• _What you should do_:
Please write the listing below out again exactly, leaving every picture behind.

• _Information supplied_:
————

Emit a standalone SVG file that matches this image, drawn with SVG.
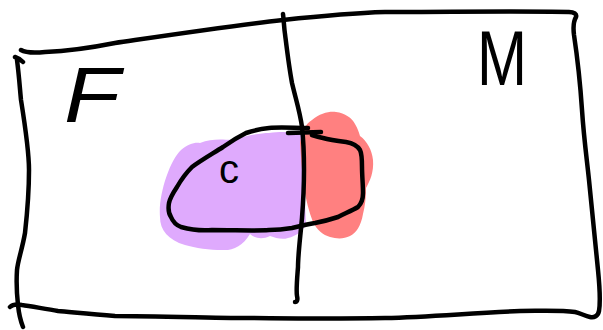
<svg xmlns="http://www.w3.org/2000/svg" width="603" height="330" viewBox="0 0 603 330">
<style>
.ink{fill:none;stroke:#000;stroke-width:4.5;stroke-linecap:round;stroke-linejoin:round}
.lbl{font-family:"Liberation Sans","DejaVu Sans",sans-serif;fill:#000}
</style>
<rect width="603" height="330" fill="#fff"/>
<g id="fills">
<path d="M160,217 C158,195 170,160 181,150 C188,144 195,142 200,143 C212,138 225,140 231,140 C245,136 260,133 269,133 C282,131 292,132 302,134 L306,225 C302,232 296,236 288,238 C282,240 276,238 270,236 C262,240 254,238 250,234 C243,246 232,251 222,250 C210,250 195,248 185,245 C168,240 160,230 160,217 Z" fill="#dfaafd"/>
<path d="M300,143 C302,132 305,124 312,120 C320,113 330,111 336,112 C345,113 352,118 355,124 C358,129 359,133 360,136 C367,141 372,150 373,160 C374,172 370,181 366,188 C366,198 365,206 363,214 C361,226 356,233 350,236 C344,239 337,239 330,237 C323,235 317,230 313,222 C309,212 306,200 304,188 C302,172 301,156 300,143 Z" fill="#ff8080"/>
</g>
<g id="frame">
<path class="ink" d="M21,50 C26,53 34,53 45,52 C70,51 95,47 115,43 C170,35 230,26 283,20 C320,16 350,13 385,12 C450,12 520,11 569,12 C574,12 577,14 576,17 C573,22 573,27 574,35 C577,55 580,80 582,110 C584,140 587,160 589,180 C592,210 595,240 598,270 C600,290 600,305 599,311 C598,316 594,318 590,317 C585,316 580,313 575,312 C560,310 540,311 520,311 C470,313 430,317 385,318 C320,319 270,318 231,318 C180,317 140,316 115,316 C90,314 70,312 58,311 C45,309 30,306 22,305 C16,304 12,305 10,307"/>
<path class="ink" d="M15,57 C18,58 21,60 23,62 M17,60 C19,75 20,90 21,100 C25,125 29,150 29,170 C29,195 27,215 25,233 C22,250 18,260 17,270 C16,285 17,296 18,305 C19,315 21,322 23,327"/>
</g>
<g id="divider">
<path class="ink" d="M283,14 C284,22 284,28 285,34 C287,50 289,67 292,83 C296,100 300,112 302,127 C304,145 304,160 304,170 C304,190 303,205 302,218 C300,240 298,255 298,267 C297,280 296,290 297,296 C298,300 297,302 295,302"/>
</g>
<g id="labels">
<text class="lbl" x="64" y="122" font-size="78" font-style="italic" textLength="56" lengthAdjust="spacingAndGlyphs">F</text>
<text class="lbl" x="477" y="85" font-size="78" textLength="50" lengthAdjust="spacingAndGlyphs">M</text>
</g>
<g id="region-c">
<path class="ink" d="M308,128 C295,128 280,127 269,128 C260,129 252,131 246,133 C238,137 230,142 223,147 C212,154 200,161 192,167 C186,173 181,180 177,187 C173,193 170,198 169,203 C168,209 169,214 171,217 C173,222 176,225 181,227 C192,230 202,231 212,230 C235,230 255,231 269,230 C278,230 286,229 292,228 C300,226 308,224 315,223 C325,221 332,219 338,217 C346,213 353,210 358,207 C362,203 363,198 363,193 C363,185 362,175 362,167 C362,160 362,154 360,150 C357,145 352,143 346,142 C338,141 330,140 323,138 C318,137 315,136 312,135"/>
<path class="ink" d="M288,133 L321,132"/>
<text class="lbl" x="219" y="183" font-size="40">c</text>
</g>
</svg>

————

• _Solution to this task_:
Emit a standalone SVG file that matches this image, drawn with SVG.
<svg xmlns="http://www.w3.org/2000/svg" width="603" height="330" viewBox="0 0 603 330">
<style>
.ink{fill:none;stroke:#000;stroke-width:4.5;stroke-linecap:round;stroke-linejoin:round}
.lbl{font-family:"Liberation Sans","DejaVu Sans",sans-serif;fill:#000}
</style>
<rect width="603" height="330" fill="#fff"/>
<g id="fills">
<path d="M160,217 C158,195 170,160 181,150 C188,144 195,142 200,143 C212,138 225,140 231,140 C245,136 260,133 269,133 C282,131 292,132 302,134 L306,225 C302,232 296,236 288,238 C282,240 276,238 270,236 C262,240 254,238 250,234 C243,246 232,251 222,250 C210,250 195,248 185,245 C168,240 160,230 160,217 Z" fill="#dfaafd"/>
<path d="M300,143 C302,132 305,124 312,120 C320,113 330,111 336,112 C345,113 352,118 355,124 C358,129 359,133 360,136 C367,141 372,150 373,160 C374,172 370,181 366,188 C366,198 365,206 363,214 C361,226 356,233 350,236 C344,239 337,239 330,237 C323,235 317,230 313,222 C309,212 306,200 304,188 C302,172 301,156 300,143 Z" fill="#ff8080"/>
</g>
<g id="frame">
<path class="ink" d="M21,50 C26,53 34,53 45,52 C70,51 95,47 115,43 C170,35 230,26 283,20 C320,16 350,13 385,12 C450,12 520,11 569,12 C574,12 577,14 576,17 C573,22 573,27 574,35 C577,55 580,80 582,110 C584,140 587,160 589,180 C592,210 595,240 598,270 C600,290 600,305 599,311 C598,316 594,318 590,317 C585,316 580,313 575,312 C560,310 540,311 520,311 C470,313 430,317 385,318 C320,319 270,318 231,318 C180,317 140,316 115,316 C90,314 70,312 58,311 C45,309 30,306 22,305 C16,304 12,305 10,307"/>
<path class="ink" d="M15,57 C18,58 21,60 23,62 M17,60 C19,75 20,90 21,100 C25,125 29,150 29,170 C29,195 27,215 25,233 C22,250 18,260 17,270 C16,285 17,296 18,305 C19,315 21,322 23,327"/>
</g>
<g id="divider">
<path class="ink" d="M283,14 C284,22 284,28 285,34 C287,50 289,67 292,83 C296,100 300,112 302,127 C304,145 304,160 304,170 C304,190 303,205 302,218 C300,240 298,255 298,267 C297,280 296,290 297,296 C298,300 297,302 295,302"/>
</g>
<g id="labels">
<text class="lbl" x="64" y="122" font-size="78" font-style="italic" textLength="56" lengthAdjust="spacingAndGlyphs">F</text>
<text class="lbl" x="477" y="85" font-size="78" textLength="50" lengthAdjust="spacingAndGlyphs">M</text>
</g>
<g id="region-c">
<path class="ink" d="M308,128 C295,128 280,127 269,128 C260,129 252,131 246,133 C238,137 230,142 223,147 C212,154 200,161 192,167 C186,173 181,180 177,187 C173,193 170,198 169,203 C168,209 169,214 171,217 C173,222 176,225 181,227 C192,230 202,231 212,230 C235,230 255,231 269,230 C278,230 286,229 292,228 C300,226 308,224 315,223 C325,221 332,219 338,217 C346,213 353,210 358,207 C362,203 363,198 363,193 C363,185 362,175 362,167 C362,160 362,154 360,150 C357,145 352,143 346,142 C338,141 330,140 323,138 C318,137 315,136 312,135"/>
<path class="ink" d="M288,133 L321,132"/>
<text class="lbl" x="219" y="183" font-size="40">c</text>
</g>
</svg>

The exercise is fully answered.